Üçüncüsü, liberal dünya düzeninin ilkelerini koruyun. Modern hükümetin kurucu efsanesi, kâh despot kâh hayırhah, ama her daim halkını dış düşmandan koruyacak kadar güçlü olan yöneticiler tarafından korunan etrafı duvarlarla çevrili bir şehirdi. Aydınlanma düşünürleri, meşru devletin amacının insanların temel ihtiyaçlarını -yani güvenlik, düzen, iktisadi refah ve adaleti- sağlamak olduğunu savunarak bu kavramı yeni bir çerçeveye oturtmuştu. Bireyler bu temel ihtiyaçları kendi başlarına sağlayamazlar. Pandemi, refahın küresel ticarete ve insanların hareketliliğine bağlı olduğu bir çağda etrafı duvarlarla çevrili şehri yeniden canlandırarak bir anakronizmi tetikledi.
Dünya demokrasilerinin Aydınlanma değerlerini savunması ve sürdürmesi gerekiyor. Gücü meşruiyetle dengelemekten küresel bir çark ediş, mevcut toplumsal sözleşmenin hem yurtiçinde hem de yurtdışında dağılmasına yol açacaktır. Bu bin yıllık meşruiyet ve güç sorunu, Covid-19 salgınıyla baş etme çabasıyla eşzamanlı olarak çözülemez. Dizginleme, -hem iç politikada hem de uluslararası diplomaside- tüm taraflarda gerekli.
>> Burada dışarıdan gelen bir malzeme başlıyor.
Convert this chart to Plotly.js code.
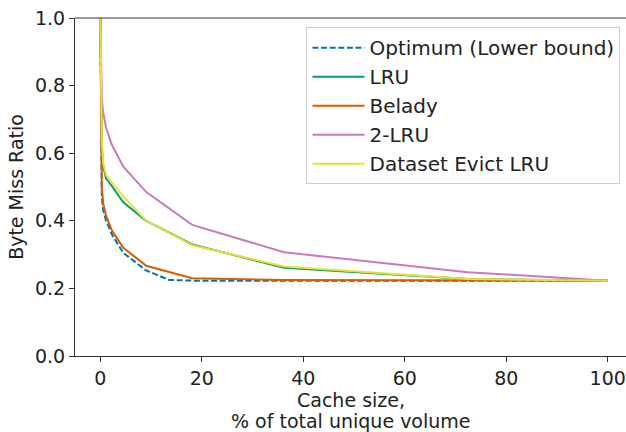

Öncelikler belirlenmeli.
Biz, Bulge Muharebesi’nden refahın arttığı ve insan onurunun geliştiği bir dünyaya geçiş yaptık. Şimdi ise çığır açıcı bir dönemde yaşıyoruz. Liderlerin karşı karşıya olduğu tarihi meydan okuma, geleceği inşa ederken krizi yönetmek. Başarısızlık dünyayı ateşe verebilir.